What you have to do » Leave out the pictures and retype only the lines from the opening line to the line that holds "(eqL) -- (eqR);", both ends included.

(Entries with chart source code)
****

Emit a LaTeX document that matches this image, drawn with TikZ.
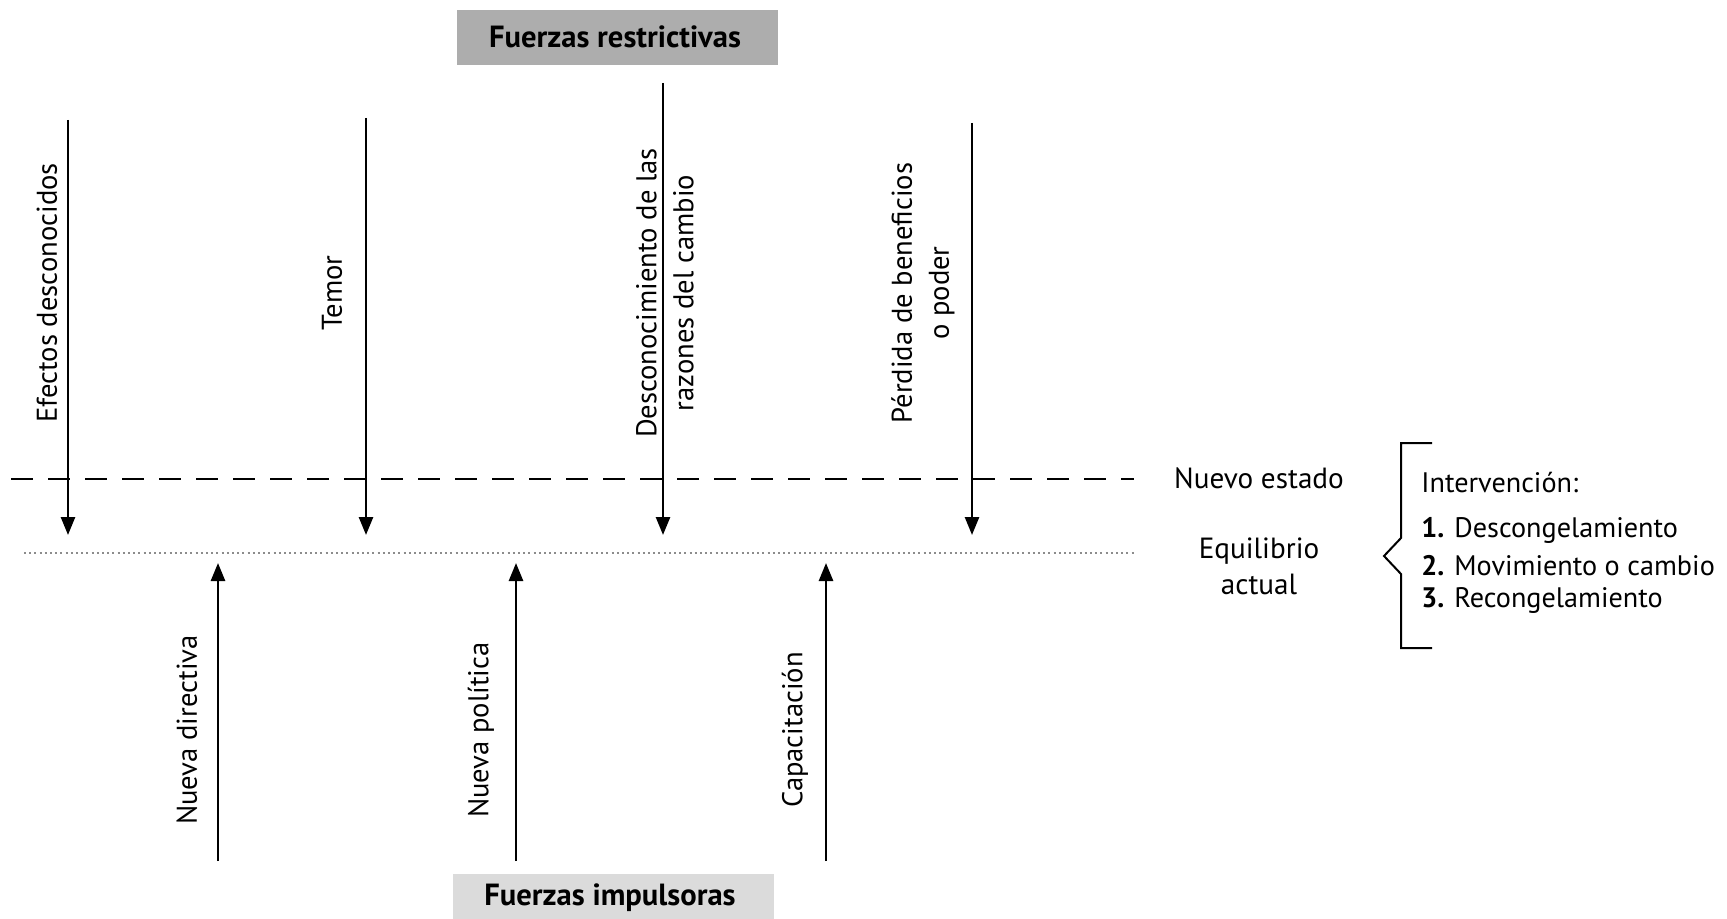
\documentclass[tikz,border=0pt]{standalone}
\usepackage{fontspec}
\setmainfont{PT Sans}
\usetikzlibrary{arrows.meta}
\begin{document}
\begin{tikzpicture}[x=0.5pt,y=-0.5pt,
  force/.style={line width=1.3pt,-{Triangle[length=9pt,width=7pt]}},
  lbl/.style={rotate=90,align=center,font=\fontsize{14.3pt}{18.5pt}\selectfont,inner sep=0pt},
  side/.style={font=\fontsize{14.6pt}{18pt}\selectfont,align=center,inner sep=0pt},
  item/.style={anchor=west,font=\fontsize{14.1pt}{16pt}\selectfont,inner sep=0pt},
  banner/.style={font=\fontsize{15.3pt}{17pt}\selectfont\bfseries,inner sep=0pt}]
\useasboundingbox (0,0) rectangle (1727,919);

% header and footer banners
\fill[black!32] (457,10) rectangle (778,65);
\node[banner] (restr) at (615,37) {Fuerzas restrictivas};
\fill[black!14] (453,874) rectangle (774,919);
\node[banner] (impul) at (610,898) {Fuerzas impulsoras};

% new state (dashed) and current equilibrium (dotted)
\coordinate (nsL) at (11,479);   \coordinate (nsR) at (1134,479);
\coordinate (eqL) at (24,553);   \coordinate (eqR) at (1134,553);
\draw[line width=1pt,dash pattern=on 11pt off 7.5pt] (nsL) -- (nsR);
\draw[black!45,line width=0.6pt,dash pattern=on 1pt off 1.6pt] (eqL) -- (eqR);

% restraining forces
\coordinate (r1a) at (68,120);  \coordinate (r1b) at (68,535);
\coordinate (r2a) at (366,118); \coordinate (r2b) at (366,535);
\coordinate (r3a) at (663,83);  \coordinate (r3b) at (663,535);
\coordinate (r4a) at (972,123); \coordinate (r4b) at (972,535);
\draw[force] (r1a) -- (r1b);
\draw[force] (r2a) -- (r2b);
\draw[force] (r3a) -- (r3b);
\draw[force] (r4a) -- (r4b);
\node[lbl] (t1) at (47,293) {Efectos desconocidos};
\node[lbl] (t2) at (332,293) {Temor};
\node[lbl] (t3) at (665,293) {Desconocimiento de las\\razones del cambio};
\node[lbl] (t4) at (923,293) {Pérdida de beneficios\\o poder};

% driving forces
\coordinate (d1a) at (218,861); \coordinate (d1b) at (218,563);
\coordinate (d2a) at (516,861); \coordinate (d2b) at (516,563);
\coordinate (d3a) at (826,861); \coordinate (d3b) at (826,563);
\draw[force] (d1a) -- (d1b);
\draw[force] (d2a) -- (d2b);
\draw[force] (d3a) -- (d3b);
\node[lbl] (b1) at (187,730) {Nueva directiva};
\node[lbl] (b2) at (481,730) {Nueva política};
\node[lbl] (b3) at (795,730) {Capacitación};

% state labels
\node[side] (nuevo) at (1259,478) {Nuevo estado};
\node[side] (equil) at (1259,566) {Equilibrio\\actual};

% intervention bracket and steps
\draw[line width=1pt] (1432,443) -- (1401,443) -- (1401,538) -- (1384,556)
  -- (1401,574) -- (1401,648) -- (1432,648);
\node[item] (iv)  at (1421,483) {Intervención:};
\node[item] (iv1) at (1421,530) {\textbf{1.} Descongelamiento};
\node[item] (iv2) at (1421,566) {\textbf{2.} Movimiento o cambio};
\node[item] (iv3) at (1421,601) {\textbf{3.} Recongelamiento};
\end{tikzpicture}
\end{document}
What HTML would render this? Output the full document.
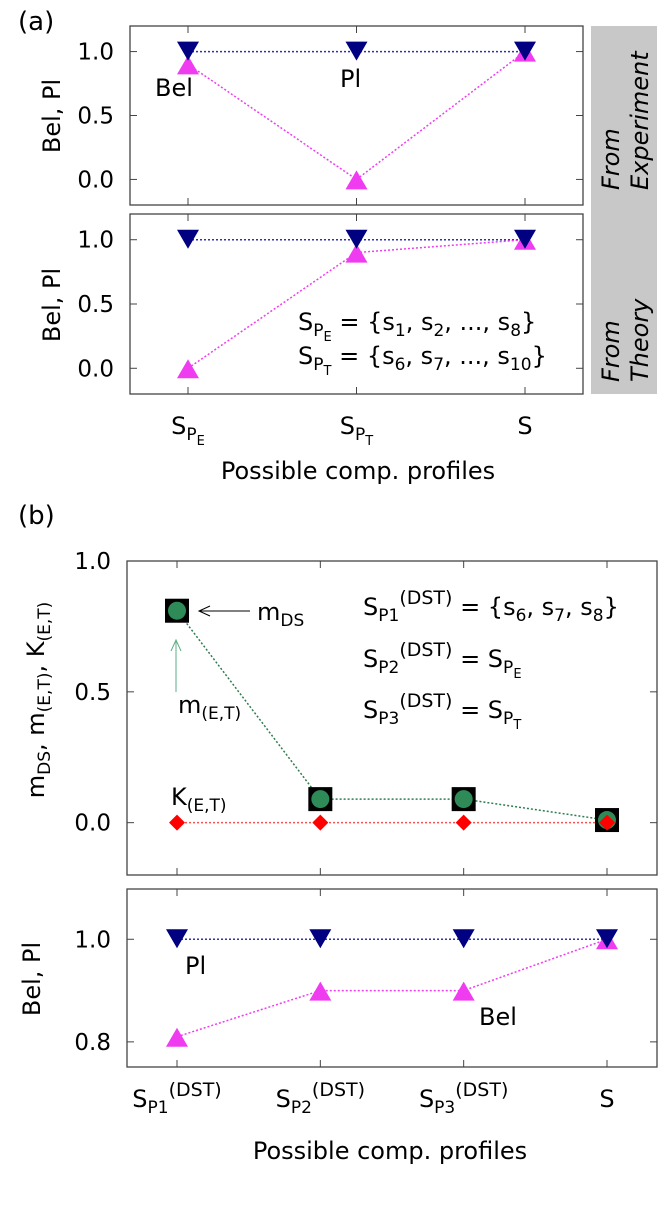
<!DOCTYPE html>
<html><head><meta charset="utf-8"><style>
body{margin:0;background:#fff}
svg{display:block;font-family:"DejaVu Sans","Liberation Sans",sans-serif}
</style></head><body>
<svg id="c" width="664" height="1212" viewBox="0 0 664 1212">
<g id="static" font-size="24" fill="#000">
<text x="18" y="30" font-size="26">(a)</text>
<text x="18" y="524" font-size="26">(b)</text>
<rect x="591" y="26" width="66" height="368" fill="#c8c8c8"/>
<text transform="translate(619,190) rotate(-90)" font-style="italic">From</text>
<text transform="translate(648,190) rotate(-90)" font-style="italic">Experiment</text>
<text transform="translate(619,382) rotate(-90)" font-style="italic">From</text>
<text transform="translate(648,382) rotate(-90)" font-style="italic">Theory</text>
<text transform="translate(60,116) rotate(-90)" text-anchor="middle">Bel, Pl</text>
<text transform="translate(60,305) rotate(-90)" text-anchor="middle">Bel, Pl</text>
<text x="358" y="479" text-anchor="middle">Possible comp. profiles</text>
<text transform="translate(44,700) rotate(-90)" text-anchor="middle">m<tspan font-size="17" dy="6">DS</tspan><tspan dy="-6">, m</tspan><tspan font-size="17" dy="6">(E,T)</tspan><tspan dy="-6">, K</tspan><tspan font-size="17" dy="6">(E,T)</tspan></text>
<text transform="translate(40,979) rotate(-90)" text-anchor="middle">Bel, Pl</text>
<text x="390" y="1159" text-anchor="middle">Possible comp. profiles</text>
<text x="155" y="96">Bel</text>
<text x="340" y="87">Pl</text>
<text x="298" y="330">S<tspan font-size="17" dy="6">P</tspan><tspan font-size="13" dy="5">E</tspan><tspan dy="-11"> = {s</tspan><tspan font-size="17" dy="6">1</tspan><tspan dy="-6">, s</tspan><tspan font-size="17" dy="6">2</tspan><tspan dy="-6">, ..., s</tspan><tspan font-size="17" dy="6">8</tspan><tspan dy="-6">}</tspan></text>
<text x="298" y="364">S<tspan font-size="17" dy="6">P</tspan><tspan font-size="13" dy="5">T</tspan><tspan dy="-11"> = {s</tspan><tspan font-size="17" dy="6">6</tspan><tspan dy="-6">, s</tspan><tspan font-size="17" dy="6">7</tspan><tspan dy="-6">, ..., s</tspan><tspan font-size="17" dy="6">10</tspan><tspan dy="-6">}</tspan></text>
<text x="363" y="615">S<tspan font-size="17" dy="6">P1</tspan><tspan font-size="19" dy="-17">(DST)</tspan><tspan dy="11"> = {s</tspan><tspan font-size="17" dy="6">6</tspan><tspan dy="-6">, s</tspan><tspan font-size="17" dy="6">7</tspan><tspan dy="-6">, s</tspan><tspan font-size="17" dy="6">8</tspan><tspan dy="-6">}</tspan></text>
<text x="363" y="667">S<tspan font-size="17" dy="6">P2</tspan><tspan font-size="19" dy="-17">(DST)</tspan><tspan dy="11"> = S</tspan><tspan font-size="17" dy="6">P</tspan><tspan font-size="13" dy="5">E</tspan></text>
<text x="363" y="718">S<tspan font-size="17" dy="6">P3</tspan><tspan font-size="19" dy="-17">(DST)</tspan><tspan dy="11"> = S</tspan><tspan font-size="17" dy="6">P</tspan><tspan font-size="13" dy="5">T</tspan></text>
<text x="257" y="620">m<tspan font-size="17" dy="6">DS</tspan></text>
<line x1="250" y1="611" x2="199" y2="611" stroke="#000" stroke-width="1"/>
<polyline points="210,606 199,611 210,616" fill="none" stroke="#000" stroke-width="1"/>
<text x="178" y="713">m<tspan font-size="17" dy="6">(E,T)</tspan></text>
<line x1="176" y1="692" x2="176" y2="640" stroke="#5fae84" stroke-width="1"/>
<polyline points="171,651 176,640 181,651" fill="none" stroke="#5fae84" stroke-width="1"/>
<text x="171" y="805">K<tspan font-size="17" dy="6">(E,T)</tspan></text>
<text x="185" y="974">Pl</text>
<text x="479" y="1025">Bel</text>
</g>
<g id="plots"></g>
</svg>
<script>
// Panel (a) top: From Experiment
const aCats = ['SPE','SPT','S'];
const aExpPl = [1.0, 1.0, 1.0];
const aExpBel = [0.9, 0.0, 1.0];
// Panel (a) bottom: From Theory
const aThPl = [1.0, 1.0, 1.0];
const aThBel = [0.0, 0.9, 1.0];
const aYTicks = [0.0, 0.5, 1.0];
// Panel (b)
const bCats = ['SP1','SP2','SP3','S'];
const bMds = [0.81, 0.09, 0.09, 0.01];
const bMet = [0.81, 0.09, 0.09, 0.01];
const bKet = [0.0, 0.0, 0.0, 0.0];
const bYTicks1 = [0.0, 0.5, 1.0];
const bPl = [1.0, 1.0, 1.0, 1.0];
const bBel = [0.81, 0.9, 0.9, 1.0];
const bYTicks2 = [0.8, 1.0];

const NS='http://www.w3.org/2000/svg';
const root=document.getElementById('plots');
function mk(tag,attrs,parent){const e=document.createElementNS(NS,tag);for(const k in attrs)e.setAttribute(k,attrs[k]);(parent||root).appendChild(e);return e;}
function panel(name,x0,x1,y0,y1,ymin,ymax,n,pad,ticks){
  const g=mk('g',{});
  
  
  const sx=i=>x0+pad+i*(x1-x0-2*pad)/(n-1);
  const sy=v=>y1-(v-ymin)/(ymax-ymin)*(y1-y0);
  const r=mk('rect',{x:x0,y:y0,width:x1-x0,height:y1-y0,fill:'none',stroke:'#444','stroke-width':1.3},g);
  
  
  ticks.forEach(t=>{
    const y=sy(t);
    mk('line',{x1:x0,x2:x0+7,y1:y,y2:y,stroke:'#444'},g);
    mk('line',{x1:x1,x2:x1-7,y1:y,y2:y,stroke:'#444'},g);
    const tx=mk('text',{x:x0-16,y:y+8,'text-anchor':'end','font-size':23},g);
    tx.textContent=t.toFixed(1);
    
    
  });
  for(let i=0;i<n;i++){const x=sx(i);mk('line',{x1:x,x2:x,y1:y0,y2:y0+7,stroke:'#444'},g);mk('line',{x1:x,x2:x,y1:y1,y2:y1-7,stroke:'#444'},g);}
  return {g,sx,sy};
}
function line(p,vals,color,name){
  const pts=vals.map((v,i)=>p.sx(i)+','+p.sy(v)).join(' ');
  const l=mk('polyline',{points:pts,fill:'none',stroke:color,'stroke-width':1.5,'stroke-dasharray':'2,2'},p.g);
  
  
}
function markers(p,vals,kind,color,name){
  vals.forEach((v,i)=>{
    const x=p.sx(i),y=p.sy(v);let e;
    if(kind==='down')e=mk('polygon',{points:`${x-11},${y-10} ${x+11},${y-10} ${x},${y+9}`,fill:color},p.g);
    else if(kind==='up')e=mk('polygon',{points:`${x-11},${y+10} ${x+11},${y+10} ${x},${y-9}`,fill:color},p.g);
    else if(kind==='square')e=mk('rect',{x:x-12,y:y-12,width:24,height:24,fill:'#000'},p.g);
    else if(kind==='circle')e=mk('circle',{cx:x,cy:y,r:9,fill:color},p.g);
    else e=mk('polygon',{points:`${x-8},${y} ${x},${y-8} ${x+8},${y} ${x},${y+8}`,fill:color},p.g);
    
    
  });
}
function xlabels(p,n,y,html){
  for(let i=0;i<n;i++){
    const t=mk('text',{x:p.sx(i),y:y,'text-anchor':'middle','font-size':24},p.g);
    t.innerHTML=html[i];
    
    
  }
}
const NAVY='#000080',MAG='#f03cf0',GRN='#2e8b57',RED='#ff0000';
const a1=panel('panel-a-experiment',130,583,26,205,-0.2,1.2,aCats.length,58,aYTicks);
line(a1,aExpPl,'#3030b0','a1-pl');line(a1,aExpBel,MAG,'a1-bel');
markers(a1,aExpBel,'up',MAG,'a1-bel');markers(a1,aExpPl,'down',NAVY,'a1-pl');
const a2=panel('panel-a-theory',130,583,214,394,-0.2,1.2,aCats.length,58,aYTicks);
line(a2,aThPl,'#3030b0','a2-pl');line(a2,aThBel,MAG,'a2-bel');
markers(a2,aThBel,'up',MAG,'a2-bel');markers(a2,aThPl,'down',NAVY,'a2-pl');
const sub=(s)=>`S<tspan font-size="17" dy="6">P</tspan><tspan font-size="13" dy="5">${s}</tspan>`;
xlabels(a2,aCats.length,434,[sub('E'),sub('T'),'S']);
const b1=panel('panel-b-mass',127,657,561,875,-0.2,1.0,bCats.length,50,bYTicks1);
line(b1,bMds,'#2e7d4f','b1-mds');line(b1,bKet,'#ff5050','b1-ket');
markers(b1,bMds,'square','#000','b1-mds');markers(b1,bMet,'circle',GRN,'b1-met');markers(b1,bKet,'diamond',RED,'b1-ket');
const b2=panel('panel-b-belpl',127,657,889,1067,0.751,1.098,bCats.length,50,bYTicks2);
line(b2,bPl,'#3030b0','b2-pl');line(b2,bBel,MAG,'b2-bel');
markers(b2,bBel,'up',MAG,'b2-bel');markers(b2,bPl,'down',NAVY,'b2-pl');
const dst=(k)=>`S<tspan font-size="17" dy="6">P${k}</tspan><tspan font-size="19" dy="-17">(DST)</tspan>`;
xlabels(b2,bCats.length,1107,[dst(1),dst(2),dst(3),'S']);
</script>
</body></html>
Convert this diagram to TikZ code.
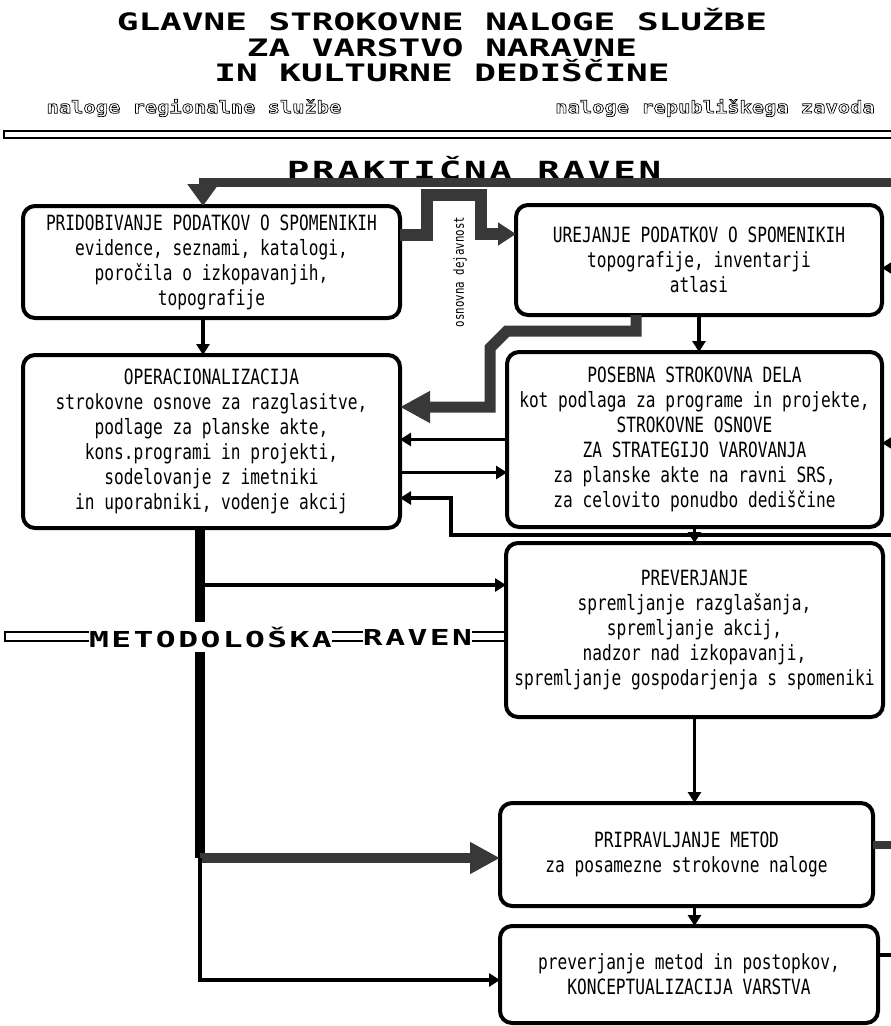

****

Solution for this task »
Emit a LaTeX document that matches this image, drawn with TikZ.
\documentclass[tikz,border=0pt]{standalone}
\usepackage{fontspec}
\setmainfont{PT Sans}
\usetikzlibrary{arrows.meta}
\begin{document}
\begin{tikzpicture}[x=0.5pt,y=-0.5pt,
  force/.style={line width=1.3pt,-{Triangle[length=9pt,width=7pt]}},
  lbl/.style={rotate=90,align=center,font=\fontsize{14.3pt}{18.5pt}\selectfont,inner sep=0pt},
  side/.style={font=\fontsize{14.6pt}{18pt}\selectfont,align=center,inner sep=0pt},
  item/.style={anchor=west,font=\fontsize{14.1pt}{16pt}\selectfont,inner sep=0pt},
  banner/.style={font=\fontsize{15.3pt}{17pt}\selectfont\bfseries,inner sep=0pt}]
\useasboundingbox (0,0) rectangle (1727,919);

% header and footer banners
\fill[black!32] (457,10) rectangle (778,65);
\node[banner] (restr) at (615,37) {Fuerzas restrictivas};
\fill[black!14] (453,874) rectangle (774,919);
\node[banner] (impul) at (610,898) {Fuerzas impulsoras};

% new state (dashed) and current equilibrium (dotted)
\coordinate (nsL) at (11,479);   \coordinate (nsR) at (1134,479);
\coordinate (eqL) at (24,553);   \coordinate (eqR) at (1134,553);
\draw[line width=1pt,dash pattern=on 11pt off 7.5pt] (nsL) -- (nsR);
\draw[black!45,line width=0.6pt,dash pattern=on 1pt off 1.6pt] (eqL) -- (eqR);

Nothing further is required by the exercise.